Combat activity took on the greatest dimensions in Kielce, where the partisan unit of the SOW commanded by Stanisław Janyst carried out attacks on trains and gendarmerie posts. In May 1943, the anarcho-syndicalist troops surrendered to the Home Army (AK), which was justified by the need for unity in the fight against Nazism. The cooperation between SOW and ZSP Union of Polish Syndicalists was corrected. When on February 5, 1944, after a siege of several hours, the German police liquidated the SOW printing house in Warsaw, the ZSP placed one of its own printing houses at the disposal of the anarcho-syndicalists.

===Warsaw Uprising===

Members of the SOW and the ZSP fought in two districts of the city. In the Old Town, on August 1, 1944, the 104th Company of Syndicalists was formed, with 280 soldiers. They were the only branch in the district that had its own weapons factory, hospital, bakery, and its own transport of food and medicines. The company's kitchen served free meals for the civilian population. The printing of Iskry and Sprawy was also continued. Black and red ribbons were worn on helmets and caps, which provoked incessant quarrels with the Home Army gendarmerie, which did not recognise the use of various political symbols by insurgent units. The syndicalist company defended several barricades, and its troops were sent to the most threatened resistance points. After 32 days of fighting, only 70-80 company members remained alive. On September 2, they were the last unit to withdraw from the district through the sewers.

At the end of August, a Syndicalist Brigade was established in the Śródmieście district, which was joined by members of the SOW, ZSP and members of the Anarchist Federation of Poland (AFP) who had previously fought in the Home Army (AK) and the Polish People's Army (PAL) units. The black and red flag was recognised as the official colour of the branch. On September 2, they were joined by the survivors of the 104th Company of Syndicalists and a group of Hungarian Jews. The personnel of the brigade increased to 256 people. A collective leadership was created under the Syndicalist Uprising Agreement (SPP), in which anarcho-syndicalists (Tomasz Pilarski, Edward Wołonciej, Paweł Lew Marek) gained the upper hand. The Sydykalista newspaper was published, the editor of which was Marek, the pre-war national secretary of the AFP. The AK command entrusted the brigade with one of the barricades for defence. In mid-September, at the initiative of the SOW, a conference was held with the participation of left-wing parties and the Polish Workers' Party (PPR). Anarcho-syndicalists tried to convince the rest of their "Platform of the Professional Movement in Poland" and the principles of direct democracy, but to no avail.
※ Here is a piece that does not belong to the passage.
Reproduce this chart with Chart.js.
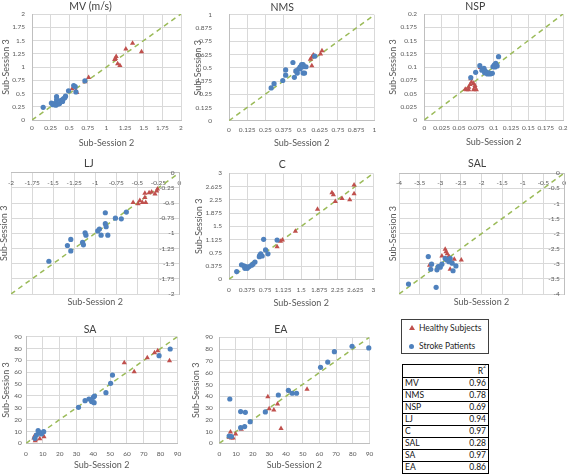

On October 5, 1944, the uprising capitulated, so the soldiers of Jewish origin were hidden in a well-masked bunker, and the rest went into captivity. On January 18, 1945, they revealed themselves to the Red Army that captured the Pruszków camp where they were held. In December 1945, the civil leadership of the ZSP called on its members to reveal themselves to the communist authorities, which most of them did, although some this resulted in imprisonment.

==Ideology==
The SOW criticised the ZSP and argued for the creation of a Social Republic, a grassroots federation of workers and local self-governments, which were to replace the existing functions of the state and completely liquidate political power. According to the historian Rafał Chwedoruk, “the programs were only a bit more radical than the ZSP”. The SOW ideology combined the slogans of national and social liberation.